* [EXTRACTED RECORDS]:

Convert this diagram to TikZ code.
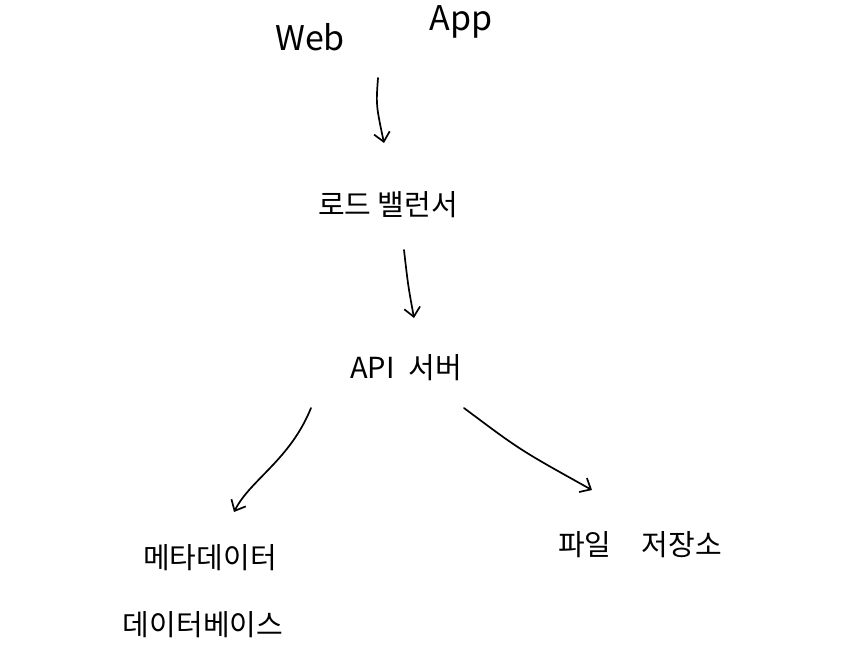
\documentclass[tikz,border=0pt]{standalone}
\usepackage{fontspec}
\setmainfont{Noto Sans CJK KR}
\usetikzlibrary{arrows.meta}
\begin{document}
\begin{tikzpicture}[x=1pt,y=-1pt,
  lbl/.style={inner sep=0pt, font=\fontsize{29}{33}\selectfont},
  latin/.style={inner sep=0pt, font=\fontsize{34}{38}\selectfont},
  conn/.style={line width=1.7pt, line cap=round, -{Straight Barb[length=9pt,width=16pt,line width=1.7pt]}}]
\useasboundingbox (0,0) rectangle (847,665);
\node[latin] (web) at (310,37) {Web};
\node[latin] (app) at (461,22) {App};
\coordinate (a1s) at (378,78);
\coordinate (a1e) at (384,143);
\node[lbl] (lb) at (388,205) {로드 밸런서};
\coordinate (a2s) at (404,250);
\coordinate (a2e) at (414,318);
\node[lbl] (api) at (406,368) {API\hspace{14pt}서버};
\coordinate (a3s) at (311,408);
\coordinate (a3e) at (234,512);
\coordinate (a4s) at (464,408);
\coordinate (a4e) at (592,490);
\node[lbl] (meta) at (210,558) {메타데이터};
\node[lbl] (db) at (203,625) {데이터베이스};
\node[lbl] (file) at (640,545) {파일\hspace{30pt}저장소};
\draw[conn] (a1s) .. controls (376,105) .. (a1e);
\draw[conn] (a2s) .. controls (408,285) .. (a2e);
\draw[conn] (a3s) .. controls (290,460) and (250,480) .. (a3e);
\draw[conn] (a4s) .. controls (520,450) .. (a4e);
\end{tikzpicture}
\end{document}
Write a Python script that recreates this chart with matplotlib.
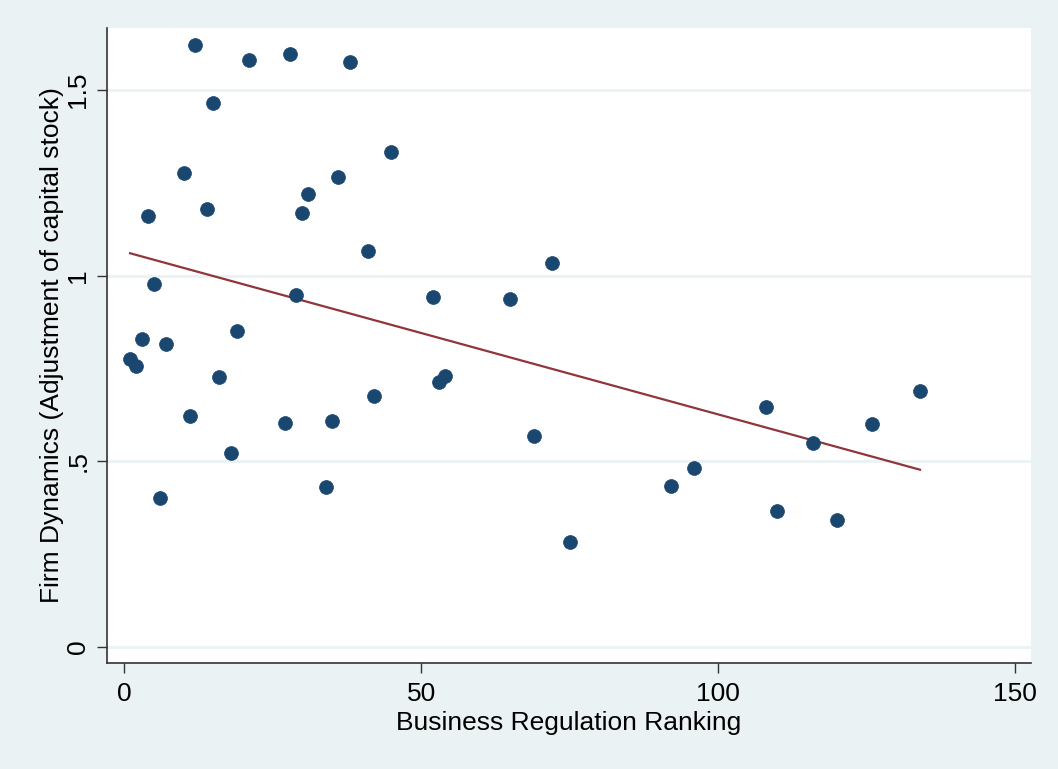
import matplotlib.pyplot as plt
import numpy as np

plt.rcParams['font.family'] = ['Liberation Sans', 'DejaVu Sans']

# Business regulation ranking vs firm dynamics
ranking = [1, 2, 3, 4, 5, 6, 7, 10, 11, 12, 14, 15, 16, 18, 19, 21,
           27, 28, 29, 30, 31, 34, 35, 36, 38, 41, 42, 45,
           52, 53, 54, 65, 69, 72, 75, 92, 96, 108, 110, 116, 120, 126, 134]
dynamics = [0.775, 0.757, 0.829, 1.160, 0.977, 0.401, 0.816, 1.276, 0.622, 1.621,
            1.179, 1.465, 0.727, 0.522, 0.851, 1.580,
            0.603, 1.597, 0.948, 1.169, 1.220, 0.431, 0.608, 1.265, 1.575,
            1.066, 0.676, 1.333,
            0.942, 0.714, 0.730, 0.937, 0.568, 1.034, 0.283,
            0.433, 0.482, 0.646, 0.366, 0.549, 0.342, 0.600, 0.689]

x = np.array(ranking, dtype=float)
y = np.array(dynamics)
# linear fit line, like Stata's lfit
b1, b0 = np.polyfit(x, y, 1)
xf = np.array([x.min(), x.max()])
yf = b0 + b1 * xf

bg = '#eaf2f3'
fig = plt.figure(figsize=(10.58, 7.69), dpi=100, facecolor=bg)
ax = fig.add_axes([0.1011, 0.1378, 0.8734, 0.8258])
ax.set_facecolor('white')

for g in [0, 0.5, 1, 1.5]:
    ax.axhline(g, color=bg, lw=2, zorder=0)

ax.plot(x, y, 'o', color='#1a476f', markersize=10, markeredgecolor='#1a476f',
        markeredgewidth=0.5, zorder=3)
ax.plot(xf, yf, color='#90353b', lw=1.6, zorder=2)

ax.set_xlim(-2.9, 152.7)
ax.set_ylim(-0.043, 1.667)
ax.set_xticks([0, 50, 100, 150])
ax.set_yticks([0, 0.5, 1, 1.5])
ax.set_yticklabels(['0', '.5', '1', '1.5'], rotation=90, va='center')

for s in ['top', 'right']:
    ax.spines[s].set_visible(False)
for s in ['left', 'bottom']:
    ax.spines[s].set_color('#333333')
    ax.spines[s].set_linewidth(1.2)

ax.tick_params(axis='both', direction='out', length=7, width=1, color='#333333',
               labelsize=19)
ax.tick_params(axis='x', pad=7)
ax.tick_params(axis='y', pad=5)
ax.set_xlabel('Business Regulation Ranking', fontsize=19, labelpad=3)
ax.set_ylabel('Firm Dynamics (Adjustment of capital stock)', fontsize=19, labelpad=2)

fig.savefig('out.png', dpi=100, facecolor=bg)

* [WRITTEN TASK]:
Using the material above, return every line exactly as it appears, minus the pictures.

* [THE REPLY]:
Convert this diagram to TikZ code.
\documentclass[tikz,border=0pt]{standalone}
\usepackage{fontspec}
\setmainfont{Noto Sans CJK KR}
\usetikzlibrary{arrows.meta}
\begin{document}
\begin{tikzpicture}[x=1pt,y=-1pt,
  lbl/.style={inner sep=0pt, font=\fontsize{29}{33}\selectfont},
  latin/.style={inner sep=0pt, font=\fontsize{34}{38}\selectfont},
  conn/.style={line width=1.7pt, line cap=round, -{Straight Barb[length=9pt,width=16pt,line width=1.7pt]}}]
\useasboundingbox (0,0) rectangle (847,665);
\node[latin] (web) at (310,37) {Web};
\node[latin] (app) at (461,22) {App};
\coordinate (a1s) at (378,78);
\coordinate (a1e) at (384,143);
\node[lbl] (lb) at (388,205) {로드 밸런서};
\coordinate (a2s) at (404,250);
\coordinate (a2e) at (414,318);
\node[lbl] (api) at (406,368) {API\hspace{14pt}서버};
\coordinate (a3s) at (311,408);
\coordinate (a3e) at (234,512);
\coordinate (a4s) at (464,408);
\coordinate (a4e) at (592,490);
\node[lbl] (meta) at (210,558) {메타데이터};
\node[lbl] (db) at (203,625) {데이터베이스};
\node[lbl] (file) at (640,545) {파일\hspace{30pt}저장소};
\draw[conn] (a1s) .. controls (376,105) .. (a1e);
\draw[conn] (a2s) .. controls (408,285) .. (a2e);
\draw[conn] (a3s) .. controls (290,460) and (250,480) .. (a3e);
\draw[conn] (a4s) .. controls (520,450) .. (a4e);
\end{tikzpicture}
\end{document}
Write a Python script that recreates this chart with matplotlib.
import matplotlib.pyplot as plt
import numpy as np

plt.rcParams['font.family'] = ['Liberation Sans', 'DejaVu Sans']

# Business regulation ranking vs firm dynamics
ranking = [1, 2, 3, 4, 5, 6, 7, 10, 11, 12, 14, 15, 16, 18, 19, 21,
           27, 28, 29, 30, 31, 34, 35, 36, 38, 41, 42, 45,
           52, 53, 54, 65, 69, 72, 75, 92, 96, 108, 110, 116, 120, 126, 134]
dynamics = [0.775, 0.757, 0.829, 1.160, 0.977, 0.401, 0.816, 1.276, 0.622, 1.621,
            1.179, 1.465, 0.727, 0.522, 0.851, 1.580,
            0.603, 1.597, 0.948, 1.169, 1.220, 0.431, 0.608, 1.265, 1.575,
            1.066, 0.676, 1.333,
            0.942, 0.714, 0.730, 0.937, 0.568, 1.034, 0.283,
            0.433, 0.482, 0.646, 0.366, 0.549, 0.342, 0.600, 0.689]

x = np.array(ranking, dtype=float)
y = np.array(dynamics)
# linear fit line, like Stata's lfit
b1, b0 = np.polyfit(x, y, 1)
xf = np.array([x.min(), x.max()])
yf = b0 + b1 * xf

bg = '#eaf2f3'
fig = plt.figure(figsize=(10.58, 7.69), dpi=100, facecolor=bg)
ax = fig.add_axes([0.1011, 0.1378, 0.8734, 0.8258])
ax.set_facecolor('white')

for g in [0, 0.5, 1, 1.5]:
    ax.axhline(g, color=bg, lw=2, zorder=0)

ax.plot(x, y, 'o', color='#1a476f', markersize=10, markeredgecolor='#1a476f',
        markeredgewidth=0.5, zorder=3)
ax.plot(xf, yf, color='#90353b', lw=1.6, zorder=2)

ax.set_xlim(-2.9, 152.7)
ax.set_ylim(-0.043, 1.667)
ax.set_xticks([0, 50, 100, 150])
ax.set_yticks([0, 0.5, 1, 1.5])
ax.set_yticklabels(['0', '.5', '1', '1.5'], rotation=90, va='center')

for s in ['top', 'right']:
    ax.spines[s].set_visible(False)
for s in ['left', 'bottom']:
    ax.spines[s].set_color('#333333')
    ax.spines[s].set_linewidth(1.2)

ax.tick_params(axis='both', direction='out', length=7, width=1, color='#333333',
               labelsize=19)
ax.tick_params(axis='x', pad=7)
ax.tick_params(axis='y', pad=5)
ax.set_xlabel('Business Regulation Ranking', fontsize=19, labelpad=3)
ax.set_ylabel('Firm Dynamics (Adjustment of capital stock)', fontsize=19, labelpad=2)

fig.savefig('out.png', dpi=100, facecolor=bg)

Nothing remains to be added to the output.